METHUEN — The city has appealed a mid-November court ruling that awarded police Chief Joseph Solomon an additional $11,000 in lost wages, but multiple city councilors said they didn’t learn of the ruling or the appeal until just recently.
“Who authorized this appeal?” wrote Sean Fountain in a Dec. 11 email to fellow councilors. “Why are appeals on appeals being filed? Why are we continuing to fight a losing battle? Who is responsible? I do not understand why this continues to happen.”
Solomon was awarded an additional $11,619 by Judge Robert Cornetta on Nov. 13. That decision follows appeals to the initial superior court ruling in March that awarded the chief $48,000 in lost wages.
Solomon filed a civil lawsuit against the city in 2007, after city councilors slashed his pay by more than $25,000.
City Solicitor Peter McQuillan said he sent a memo to councilors Nov. 16 informing them of Cornetta’s ruling. The city then proceeded to file an appeal Dec. 7.
But multiple councilors interviewed last week said the memo was only sent to City Council Vice-chairwoman Joyce Campagnone. Those councilors said they didn’t learn of the ruling or the city’s appeal until Dec. 12 — one day after Fountain sent his email.

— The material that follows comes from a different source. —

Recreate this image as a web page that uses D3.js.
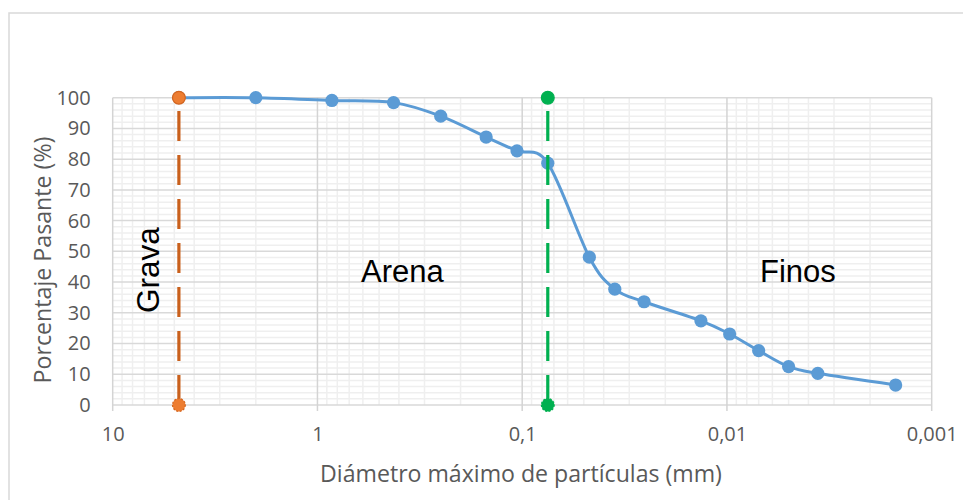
<!DOCTYPE html>
<html>
<head>
<meta charset="utf-8">
<script src="https://cdn.jsdelivr.net/npm/d3@7"></script>
<style>
  html, body { margin: 0; padding: 0; background: #fff; }
  svg { display: block; }
</style>
</head>
<body>
<svg id="chart" width="963" height="500"></svg>
<script>
// Curva granulométrica: diámetro (mm) vs porcentaje que pasa
const diametros = [4.75, 2.0, 0.85, 0.425, 0.25, 0.15, 0.106, 0.075, 0.047, 0.0353, 0.0254, 0.0134, 0.0097, 0.0070, 0.0050, 0.0036, 0.0015];
const pasante   = [100, 100, 99.1, 98.4, 94.0, 87.2, 82.7, 78.7, 48.1, 37.7, 33.6, 27.4, 23.1, 17.7, 12.5, 10.3, 6.5];

// Límites de clasificación (tamiz N°4 y N°200), trazados de 0 a 100 %
const limiteGrava = { d: [4.75, 4.75], p: [0, 100] };
const limiteFinos = { d: [0.075, 0.075], p: [0, 100] };

const xTicks = [10, 1, 0.1, 0.01, 0.001];
const xTickLabels = ["10", "1", "0,1", "0,01", "0,001"];
const yTicks = [0, 10, 20, 30, 40, 50, 60, 70, 80, 90, 100];

const zonas = ["Grava", "Arena", "Finos"];

const svg = d3.select("#chart");
const W = 963, H = 500;
const plot = { left: 112.7, right: 931.7, top: 97.7, bottom: 405 };

// Marco exterior del gráfico
svg.append("rect")
  .attr("x", 9).attr("y", 13).attr("width", W + 20).attr("height", H + 20)
  .attr("fill", "none").attr("stroke", "#d9d9d9").attr("stroke-width", 1.5);

const x = d3.scaleLog().domain([10, 0.001]).range([plot.left, plot.right]);
const y = d3.scaleLinear().domain([0, 100]).range([plot.bottom, plot.top]);

// Cuadrícula secundaria
const minorX = [];
[1, 0.1, 0.01, 0.001].forEach(dec => { for (let k = 2; k <= 9; k++) minorX.push(dec * k); });
const minorY = d3.range(0, 101, 2).filter(v => v % 10 !== 0);

const grid = svg.append("g");
grid.selectAll(".mx").data(minorX).join("line")
  .attr("x1", d => x(d)).attr("x2", d => x(d))
  .attr("y1", plot.top).attr("y2", plot.bottom)
  .attr("stroke", "#efefef").attr("stroke-width", 1.5);
grid.selectAll(".my").data(minorY).join("line")
  .attr("x1", plot.left).attr("x2", plot.right)
  .attr("y1", d => y(d)).attr("y2", d => y(d))
  .attr("stroke", "#efefef").attr("stroke-width", 1.5);

// Cuadrícula principal
grid.selectAll(".My").data(yTicks).join("line")
  .attr("x1", plot.left).attr("x2", plot.right)
  .attr("y1", d => y(d)).attr("y2", d => y(d))
  .attr("stroke", "#d9d9d9").attr("stroke-width", 1.5);
grid.selectAll(".Mx").data(xTicks).join("line")
  .attr("x1", d => x(d)).attr("x2", d => x(d))
  .attr("y1", plot.top).attr("y2", plot.bottom + 6)
  .attr("stroke", "#d4d4d4").attr("stroke-width", 1.5);

// Eje X
const xAxis = d3.axisBottom(x).tickValues(xTicks)
  .tickFormat((d, i) => xTickLabels[i]).tickSize(0).tickPadding(22);
const gx = svg.append("g").attr("transform", `translate(0,${plot.bottom})`).call(xAxis);
gx.select(".domain").remove();
gx.selectAll("text").attr("fill", "#595959")
  .style("font-family", "'Open Sans', sans-serif").style("font-size", "20px");

// Eje Y
const yAxis = d3.axisLeft(y).tickValues(yTicks).tickSize(0).tickPadding(22);
const gy = svg.append("g").attr("transform", `translate(${plot.left},0)`).call(yAxis);
gy.select(".domain").remove();
gy.selectAll("text").attr("fill", "#595959")
  .style("font-family", "'Open Sans', sans-serif").style("font-size", "20px");

// Títulos de ejes, ajustados a su ancho
function fit(sel, target) {
  const w = sel.node().getComputedTextLength();
  const fs = parseFloat(sel.style("font-size"));
  sel.style("font-size", (fs * target / w) + "px");
}
const xt = svg.append("text")
  .attr("x", 521).attr("y", 482).attr("text-anchor", "middle")
  .attr("fill", "#595959").style("font-family", "'Open Sans', sans-serif").style("font-size", "19px")
  .text("Diámetro máximo de partículas (mm)");
fit(xt, 402);
const yt = svg.append("text")
  .attr("transform", "translate(51,260) rotate(-90)").attr("text-anchor", "middle")
  .attr("fill", "#595959").style("font-family", "'Open Sans', sans-serif").style("font-size", "19px")
  .text("Porcentaje Pasante (%)");
fit(yt, 247);

// Curva granulométrica
const serie = diametros.map((d, i) => ({ d, p: pasante[i] }));
const linea = d3.line().x(d => x(d.d)).y(d => y(d.p)).curve(d3.curveCatmullRom.alpha(0));
svg.append("path").datum(serie)
  .attr("d", linea).attr("fill", "none")
  .attr("stroke", "#5B9BD5").attr("stroke-width", 3);
svg.selectAll(".pt").data(serie).join("circle")
  .attr("cx", d => x(d.d)).attr("cy", d => y(d.p)).attr("r", 6.6)
  .attr("fill", "#5B9BD5");

// Líneas límite
function limite(lim, colorLinea, colorMarca, marcaBorde) {
  const pts = lim.d.map((d, i) => ({ d, p: lim.p[i] }));
  svg.append("path").datum(pts)
    .attr("d", d3.line().x(d => x(d.d)).y(d => y(d.p)))
    .attr("fill", "none").attr("stroke", colorLinea).attr("stroke-width", 3.2)
    .attr("stroke-dasharray", "30 14");
  svg.selectAll(null).data(pts).join("circle")
    .attr("cx", d => x(d.d)).attr("cy", d => y(d.p)).attr("r", 6.4)
    .attr("fill", colorMarca)
    .attr("stroke", marcaBorde).attr("stroke-width", 1.2)
    .attr("stroke-dasharray", (d, i) => i === 0 ? "2 1.5" : null);
}
limite(limiteGrava, "#C9601C", "#ED7D31", "#D4651E");
limite(limiteFinos, "#00B050", "#00B050", "#00B050");

// Etiquetas de zonas
const fz = "'Liberation Sans', Arial, sans-serif";
svg.append("text").attr("transform", "translate(159,270) rotate(-90)")
  .attr("text-anchor", "middle").style("font-family", fz).style("font-size", "31.5px")
  .attr("fill", "#000").text(zonas[0]);
svg.append("text").attr("x", 361).attr("y", 282)
  .style("font-family", fz).style("font-size", "31px").attr("fill", "#000").text(zonas[1]);
svg.append("text").attr("x", 760).attr("y", 282)
  .style("font-family", fz).style("font-size", "31px").attr("fill", "#000").text(zonas[2]);
</script>
</body>
</html>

“We should be appraised of anything concerning this case,” said Councilor Lisa Ferry. “This is the business of the council.”
Campagnone did not return a call seeking comment for this story.
Councilor Jeanne Pappalardo said she first learned of the ruling and appeal from a city resident.
“Never heard anything,” Pappalardo said. “Joyce needs to explain why she never sent it to any of the councilors either. We need to get it all out in the open. This isn’t the first time.”
On Thursday, Councilor Tom Ciulla said he still had not seen McQuillan’s memo.
“We should have all received an email about what happened,” Ciulla said. “I don’t understand why there’s a communication breakdown. It seems to happen a lot.”
In his email, Fountain wrote that councilors have repeatedly asked to be “made aware of any rulings or litigation which impacts the city.” He also questioned why the city filed an appeal “with no memo or instruction from council to do so.”
“Many councilors wanted this settled long ago,” wrote Fountain. “Every time we go to court or appeal this matter and lose it adds to the damages and what the city will ultimately pay out. Multiple councilors have been very vocal in demanding this stop and it be settled.”
McQuillan declined comment when asked why the city appealed Cornetta’s recent ruling.